Report only the number of lines holding "that".

- Provided data -
>> START

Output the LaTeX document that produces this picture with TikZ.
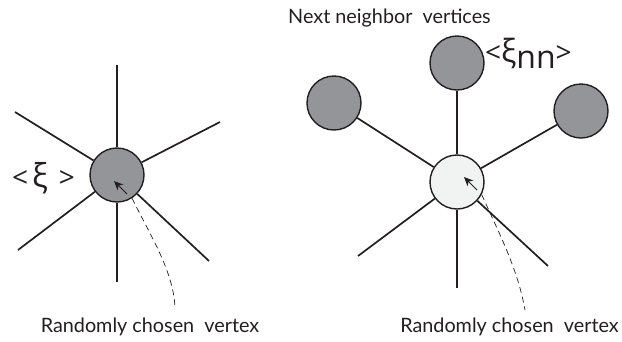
\documentclass[tikz,border=0pt]{standalone}
\usepackage{fontspec}
\setmainfont{Lato}
\newfontfamily\grk{Open Sans}
\usetikzlibrary{arrows.meta}
\definecolor{vgray}{RGB}{147,149,152}
\definecolor{vlight}{RGB}{241,242,242}
\definecolor{ink}{RGB}{35,31,32}
\begin{document}
\begin{tikzpicture}[x=1pt,y=-1pt,
  vtx/.style={circle,draw=ink,line width=1.4pt,minimum size=54pt,inner sep=0pt},
  edge/.style={draw=ink,line width=1.7pt},
  ptr/.style={draw=ink,-{Stealth[length=9pt,width=8pt,inset=2.5pt]},line width=1pt},
  lead/.style={draw=ink,dash pattern=on 6pt off 4pt,line width=0.7pt},
  lbl/.style={font=\fontsize{19.8}{22}\selectfont,inner sep=0pt,text=ink},
  sym/.style={inner sep=0pt,text=ink,font=\grk}]
\path[use as bounding box] (0,0) rectangle (622,341);
% left star
\node[vtx,fill=vgray] (L) at (117,175) {};
\coordinate (L1) at (117,65);
\coordinate (L2) at (15,112);
\coordinate (L3) at (220,122);
\coordinate (L4) at (18,250);
\coordinate (L5) at (117,282);
\coordinate (L6) at (209,261);
\foreach \e in {L1,L2,L3,L4,L5,L6} \draw[edge] (L) -- (\e);
\coordinate (La) at (127,194);
\coordinate (Lb) at (114,181);
\draw[ptr] (La) -- (Lb);
\coordinate (Lend) at (175,307);
\draw[lead] (L.-57) .. controls (150,235) and (173,270) .. (Lend);
\node[lbl,anchor=base] (Ltxt) at (150,332) {Randomly chosen\ \ vertex};
\node[sym,anchor=center] (Lxi) at (43.5,178) {\fontsize{28}{30}\selectfont <\hspace{4pt}{\fontsize{33}{34}\selectfont ξ}\hspace{11pt}>};
% right star
\node[vtx,fill=vlight] (R) at (457,182) {};
\node[vtx,fill=vgray] (N1) at (334,103) {};
\node[vtx,fill=vgray] (N2) at (457,63) {};
\node[vtx,fill=vgray] (N3) at (581,111) {};
\coordinate (R4) at (358,256);
\coordinate (R5) at (457,288);
\coordinate (R6) at (548,266);
\foreach \e in {N1,N2,N3,R4,R5,R6} \draw[edge] (R) -- (\e);
\coordinate (Ra) at (477,190);
\coordinate (Rb) at (464,177);
\draw[ptr] (Ra) -- (Rb);
\coordinate (Rend) at (525,310);
\draw[lead] (R.-27) .. controls (500,235) and (518,270) .. (Rend);
\node[lbl,anchor=base] (Rtxt) at (509.5,332) {Randomly chosen\ \ vertex};
\node[lbl,anchor=base] (Ntxt) at (389.5,23) {Next neighbor\ \ vertices};
\node[sym,anchor=west] (Rxi) at (485,53) {\fontsize{28}{30}\selectfont <{\fontsize{32}{34}\selectfont ξ}\raisebox{-6pt}{\fontsize{32}{34}\selectfont nn}>};
\end{tikzpicture}
\end{document}
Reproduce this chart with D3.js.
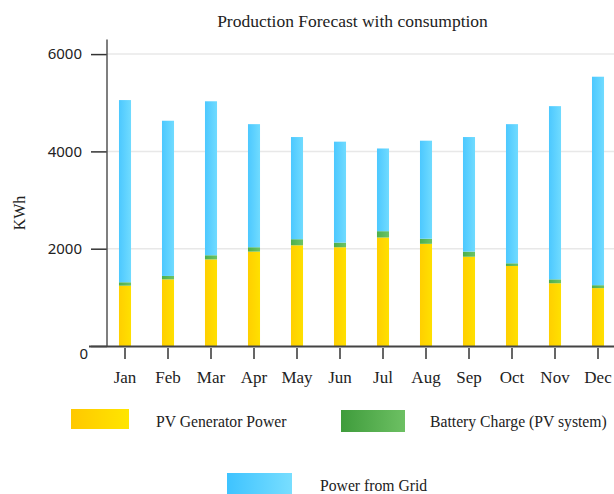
<!DOCTYPE html>
<html><head><meta charset="utf-8">
<script src="https://cdn.jsdelivr.net/npm/d3@7"></script>
<style>html,body{margin:0;padding:0;background:#fff;overflow:hidden}</style>
</head><body>
<script>
const months = ["Jan","Feb","Mar","Apr","May","Jun","Jul","Aug","Sep","Oct","Nov","Dec"];
const pvPower = [1240,1370,1780,1940,2070,2030,2230,2100,1835,1645,1290,1190];
const batteryCharge = [70,70,85,90,125,95,130,105,105,55,80,60];
const gridPower = [3745,3190,3165,2530,2100,2075,1700,2015,2355,2860,3560,4285];
const yTicks = [0,2000,4000,6000];
const seriesNames = ["PV Generator Power","Battery Charge (PV system)","Power from Grid"];

const W = 614, H = 494;
const svg = d3.select("body").append("svg").attr("width", W).attr("height", H);
const defs = svg.append("defs");
function grad(id, c1, c2){
  const g = defs.append("linearGradient").attr("id", id).attr("x1","0%").attr("x2","100%").attr("y1","0%").attr("y2","0%");
  g.append("stop").attr("offset","0%").attr("stop-color", c1);
  g.append("stop").attr("offset","100%").attr("stop-color", c2);
}
grad("gY","#FFCF00","#FFE000");
grad("gG","#4CAF4C","#6CC466");
grad("gB","#4CC8FF","#70DBFF");
const fills = ["url(#gY)","url(#gG)","url(#gB)"];
const legFills = [["#FFC800","#FFE600"],["#3F9C3C","#6DC063"],["#3EC3FF","#78DEFF"]];
grad("lY", legFills[0][0], legFills[0][1]);
grad("lG", legFills[1][0], legFills[1][1]);
grad("lB", legFills[2][0], legFills[2][1]);

const x0 = 103.5;
const x = d3.scaleBand().domain(months).range([x0, x0 + 43*12]).paddingInner(0.72).paddingOuter(0.36);
const y = d3.scaleLinear().domain([0, 6300]).range([346, 39.5]);
const axisX = 107;

// gridlines
svg.append("g").selectAll("line").data(yTicks.filter(d=>d>0)).join("line")
  .attr("x1", axisX).attr("x2", W).attr("y1", d=>y(d)).attr("y2", d=>y(d))
  .attr("stroke","#e8e8e8").attr("stroke-width",1.5);

// stacked data
const rows = months.map((m,i)=>({month:m, pv:pvPower[i], bat:batteryCharge[i], grid:gridPower[i]}));
const stack = d3.stack().keys(["pv","bat","grid"])(rows);
svg.append("g").selectAll("g").data(stack).join("g")
  .attr("fill", (d,i)=>fills[i])
  .selectAll("rect").data(d=>d).join("rect")
  .attr("x", d=>x(d.data.month))
  .attr("width", x.bandwidth())
  .attr("y", d=>y(d[1]))
  .attr("height", d=>y(d[0]) - y(d[1]));

// y axis
const yAxis = svg.append("g").attr("transform", `translate(${axisX},0)`)
  .call(d3.axisLeft(y).tickValues(yTicks).tickSize(16).tickPadding(9).tickFormat(d3.format("d")));
yAxis.select(".domain").remove();
yAxis.append("line").attr("x1",0).attr("x2",0).attr("y1",y.range()[1]).attr("y2",347)
  .attr("stroke","#555").attr("stroke-width",1.5);
yAxis.selectAll(".tick line").attr("stroke","#333").attr("stroke-width",1.5);
yAxis.selectAll(".tick text").attr("font-family","'Noto Sans', sans-serif").attr("font-size",15).attr("fill","#222");
yAxis.selectAll(".tick").filter(d=>d===0).select("text").attr("dy","0.8em").attr("x",-19);

// x axis
const xAxis = svg.append("g").attr("transform", "translate(0,348)")
  .call(d3.axisBottom(x).tickSize(11).tickPadding(12));
xAxis.select(".domain").remove();
xAxis.selectAll(".tick line").attr("stroke","#333").attr("stroke-width",1.5);
xAxis.selectAll(".tick text").attr("font-family","'Liberation Serif', serif").attr("font-size",17).attr("fill","#222");
svg.append("line").attr("x1", axisX-18).attr("x2", W).attr("y1",346.5).attr("y2",346.5)
  .attr("stroke","#444").attr("stroke-width",2);

// title
svg.append("text").attr("x", 352.5).attr("y", 27).attr("text-anchor","middle")
  .attr("font-family","'Liberation Serif', serif").attr("font-size",17.5).attr("fill","#222")
  .text("Production Forecast with consumption");

// y label
svg.append("text").attr("transform","translate(25,213) rotate(-90)").attr("text-anchor","middle")
  .attr("font-family","'Liberation Serif', serif").attr("font-size",16).attr("fill","#222")
  .text("KWh");

// legend
const legend = [
  {name:seriesNames[0], fill:"url(#lY)", rx:71, ry:409, rw:58, rh:20, tx:156, ty:427},
  {name:seriesNames[1], fill:"url(#lG)", rx:341, ry:410, rw:64, rh:22, tx:430, ty:427},
  {name:seriesNames[2], fill:"url(#lB)", rx:227, ry:473, rw:65, rh:22, tx:320, ty:491}
];
const lg = svg.append("g").selectAll("g").data(legend).join("g");
lg.append("rect").attr("x",d=>d.rx).attr("y",d=>d.ry).attr("width",d=>d.rw).attr("height",d=>d.rh).attr("fill",d=>d.fill);
lg.append("text").attr("x",d=>d.tx).attr("y",d=>d.ty)
  .attr("font-family","'Liberation Serif', serif").attr("font-size",15.7).attr("fill","#222")
  .text(d=>d.name);
</script>
</body></html>
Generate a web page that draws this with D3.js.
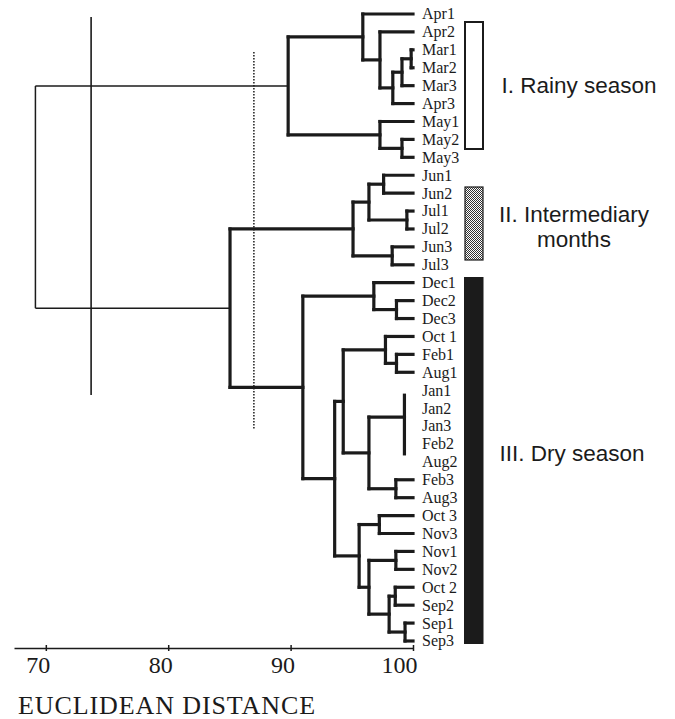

>> END

- Written solution -
2